Dieu vient dans nos souffrances, dans nos détresses, dans nos nuits, dans nos malheurs. Non pas pour nous en guérir comme s’il était un superman, mais pour nous en sauver, en nous accompagnant.
La sainteté, c’est être appelés ! Et nous le sommes tous
Alors c’est sérieux tout cela.
C’est sérieux, parce que c’est toute notre vie que nous engageons. Ce ne sont pas seulement les 10, 20, 30, 40 ou 50 ans qui nous restent à vivre, – ou un peu plus, j’espère ! -, Non, c’est une vie éternelle.

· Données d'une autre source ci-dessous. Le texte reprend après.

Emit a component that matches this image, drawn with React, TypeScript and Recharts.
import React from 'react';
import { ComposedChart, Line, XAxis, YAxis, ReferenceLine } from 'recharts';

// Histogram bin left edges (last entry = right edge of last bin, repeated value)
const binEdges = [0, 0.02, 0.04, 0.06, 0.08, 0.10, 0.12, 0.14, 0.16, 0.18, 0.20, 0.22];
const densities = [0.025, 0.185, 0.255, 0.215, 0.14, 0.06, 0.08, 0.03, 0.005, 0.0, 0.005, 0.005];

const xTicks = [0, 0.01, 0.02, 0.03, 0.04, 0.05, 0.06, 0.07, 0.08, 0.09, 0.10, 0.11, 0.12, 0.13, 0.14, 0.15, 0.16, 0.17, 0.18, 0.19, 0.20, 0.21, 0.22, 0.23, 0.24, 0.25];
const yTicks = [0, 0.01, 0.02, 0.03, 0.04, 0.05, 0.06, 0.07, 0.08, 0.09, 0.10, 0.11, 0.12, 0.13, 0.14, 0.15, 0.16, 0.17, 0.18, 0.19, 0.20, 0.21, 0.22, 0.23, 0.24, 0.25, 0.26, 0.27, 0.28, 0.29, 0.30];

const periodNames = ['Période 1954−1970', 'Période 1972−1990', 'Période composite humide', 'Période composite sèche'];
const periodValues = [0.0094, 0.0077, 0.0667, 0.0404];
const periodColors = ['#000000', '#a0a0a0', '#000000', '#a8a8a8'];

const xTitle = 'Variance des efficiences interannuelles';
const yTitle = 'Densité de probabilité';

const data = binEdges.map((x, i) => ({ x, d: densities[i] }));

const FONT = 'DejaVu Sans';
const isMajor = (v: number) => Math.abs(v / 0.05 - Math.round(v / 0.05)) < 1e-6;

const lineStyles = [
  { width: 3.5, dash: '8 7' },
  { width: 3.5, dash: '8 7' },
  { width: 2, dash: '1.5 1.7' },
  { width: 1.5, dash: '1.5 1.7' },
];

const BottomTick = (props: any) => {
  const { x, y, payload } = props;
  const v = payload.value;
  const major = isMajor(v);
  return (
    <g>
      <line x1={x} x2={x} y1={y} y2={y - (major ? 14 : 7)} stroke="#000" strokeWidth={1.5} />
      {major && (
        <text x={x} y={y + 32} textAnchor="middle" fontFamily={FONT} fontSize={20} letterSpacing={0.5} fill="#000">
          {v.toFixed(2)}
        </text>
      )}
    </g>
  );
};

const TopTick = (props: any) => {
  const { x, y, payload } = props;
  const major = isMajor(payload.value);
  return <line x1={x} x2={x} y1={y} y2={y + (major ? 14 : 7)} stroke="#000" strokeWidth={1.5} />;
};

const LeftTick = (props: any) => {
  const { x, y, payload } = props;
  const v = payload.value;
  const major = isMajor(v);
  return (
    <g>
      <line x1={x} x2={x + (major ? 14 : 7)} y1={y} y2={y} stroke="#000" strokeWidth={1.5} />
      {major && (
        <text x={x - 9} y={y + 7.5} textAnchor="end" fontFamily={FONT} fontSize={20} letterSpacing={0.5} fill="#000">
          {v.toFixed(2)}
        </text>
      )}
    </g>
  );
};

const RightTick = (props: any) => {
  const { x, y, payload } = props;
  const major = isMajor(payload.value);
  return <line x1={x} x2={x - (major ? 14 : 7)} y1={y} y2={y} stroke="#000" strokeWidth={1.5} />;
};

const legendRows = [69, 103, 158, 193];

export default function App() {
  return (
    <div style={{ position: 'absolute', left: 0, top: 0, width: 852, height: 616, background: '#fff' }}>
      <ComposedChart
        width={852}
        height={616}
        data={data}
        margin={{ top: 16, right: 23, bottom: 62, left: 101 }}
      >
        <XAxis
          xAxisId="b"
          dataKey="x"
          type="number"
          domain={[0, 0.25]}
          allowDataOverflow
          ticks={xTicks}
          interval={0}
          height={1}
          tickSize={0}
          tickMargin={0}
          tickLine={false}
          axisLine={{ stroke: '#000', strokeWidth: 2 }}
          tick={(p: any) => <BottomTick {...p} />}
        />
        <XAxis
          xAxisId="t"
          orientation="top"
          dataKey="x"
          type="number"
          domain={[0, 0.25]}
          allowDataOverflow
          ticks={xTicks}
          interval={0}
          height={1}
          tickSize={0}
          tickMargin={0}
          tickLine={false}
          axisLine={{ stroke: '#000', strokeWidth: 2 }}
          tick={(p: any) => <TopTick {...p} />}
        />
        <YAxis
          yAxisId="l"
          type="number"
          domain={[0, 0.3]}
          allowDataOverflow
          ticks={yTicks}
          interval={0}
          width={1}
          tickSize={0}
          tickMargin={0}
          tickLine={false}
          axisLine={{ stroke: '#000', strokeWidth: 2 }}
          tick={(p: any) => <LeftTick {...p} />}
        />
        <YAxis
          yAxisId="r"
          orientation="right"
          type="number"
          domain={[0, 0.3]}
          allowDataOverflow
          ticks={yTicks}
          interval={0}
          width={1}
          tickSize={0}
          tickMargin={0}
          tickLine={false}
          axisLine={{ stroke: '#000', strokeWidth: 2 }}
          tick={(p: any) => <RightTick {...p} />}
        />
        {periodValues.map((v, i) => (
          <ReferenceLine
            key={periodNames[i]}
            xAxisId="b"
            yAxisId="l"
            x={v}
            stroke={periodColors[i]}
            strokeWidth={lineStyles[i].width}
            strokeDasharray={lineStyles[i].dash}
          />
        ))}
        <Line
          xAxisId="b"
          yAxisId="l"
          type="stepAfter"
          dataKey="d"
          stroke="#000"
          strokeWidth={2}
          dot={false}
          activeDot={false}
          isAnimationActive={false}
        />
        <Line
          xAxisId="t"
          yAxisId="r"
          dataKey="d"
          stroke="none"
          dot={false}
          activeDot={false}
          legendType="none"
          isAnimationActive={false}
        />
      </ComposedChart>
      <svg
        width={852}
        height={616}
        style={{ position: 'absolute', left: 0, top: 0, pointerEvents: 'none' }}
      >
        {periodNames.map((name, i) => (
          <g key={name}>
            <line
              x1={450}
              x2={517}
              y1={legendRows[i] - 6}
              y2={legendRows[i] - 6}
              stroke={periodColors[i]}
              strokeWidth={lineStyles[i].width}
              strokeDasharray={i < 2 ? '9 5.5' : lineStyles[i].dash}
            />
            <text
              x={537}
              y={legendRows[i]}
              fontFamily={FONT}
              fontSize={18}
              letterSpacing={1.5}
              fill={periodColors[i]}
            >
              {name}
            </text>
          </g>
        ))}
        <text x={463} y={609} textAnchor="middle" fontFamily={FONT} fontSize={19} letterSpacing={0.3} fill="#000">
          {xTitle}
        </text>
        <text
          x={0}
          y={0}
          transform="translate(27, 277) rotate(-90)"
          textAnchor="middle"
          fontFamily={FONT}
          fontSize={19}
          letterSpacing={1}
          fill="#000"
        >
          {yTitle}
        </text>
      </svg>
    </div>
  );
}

Et nous sommes tous appelés à cette sainteté. Nous sommes tous appelés à regarder Dieu face-à-face, comme le disait le psaume. Face-à-face. Il me regarde et je Le regarde. Il m’aime et je L’aime en retour. Et dans cette contemplation, je change et je suis chaque minute mieux adapté à ce qu’Il est, Lui, Dieu. Et comme Il est infini, je ne me lasserai jamais. Si nous voulons accueillir cette sainteté que Dieu nous propose, qu’il nous propose à tous, sans exception ! C’est le Concile Vatican II qui nous le rappelle : ‘nous sommes tous appelés à la sainteté’. À cette ressemblance avec Dieu, à force de le contempler.
Mais cette sainteté, si nous nous appuyons sur notre propre force, nous n’y arriverons pas. Nous aurons vite tendance à nous recentrer sur nous-mêmes, et à nous satisfaire de tous petits plaisirs et de tous petits conforts, qui ne répondent pas à l’appel de notre cœur, ni même à l’appel de notre intelligence.
Alors il s’agit de se reconnaître pauvre, petit, faible et de l’accueillir, Lui, Jésus, Sauveur ! Il vient dans quelques instants, dans cette eucharistie, dans cette communion. Nous serons pleinement membre de Son corps.
‘Par Lui, avec Lui et en Lui’, nous serons pleinement saints et alors nous serons la Gloire et la Louange pour notre Dieu. Tout notre être : Gloire et Louange pour notre Dieu. Alors notre vie, peu-à-peu, – ça ne se fera pas d’un coup d’un seul, ça ne se fera pas magiquement, mais peu à peu -, nous nous adapterons à ce qu’est Dieu et nous pourrons pleinement vivre d’Amour. Nous pourrons témoigner de ce qu’Il est.
Et croyez bien, si nous voulons la paix, la justice sur notre Terre, il n’est pas d’autres moyens. Il faut que nous acceptions de changer. Il faut que nous acceptions de ressembler au Christ. Il faut que nous acceptions d’être un reflet, un canal de l’Amour de Dieu pour ce monde.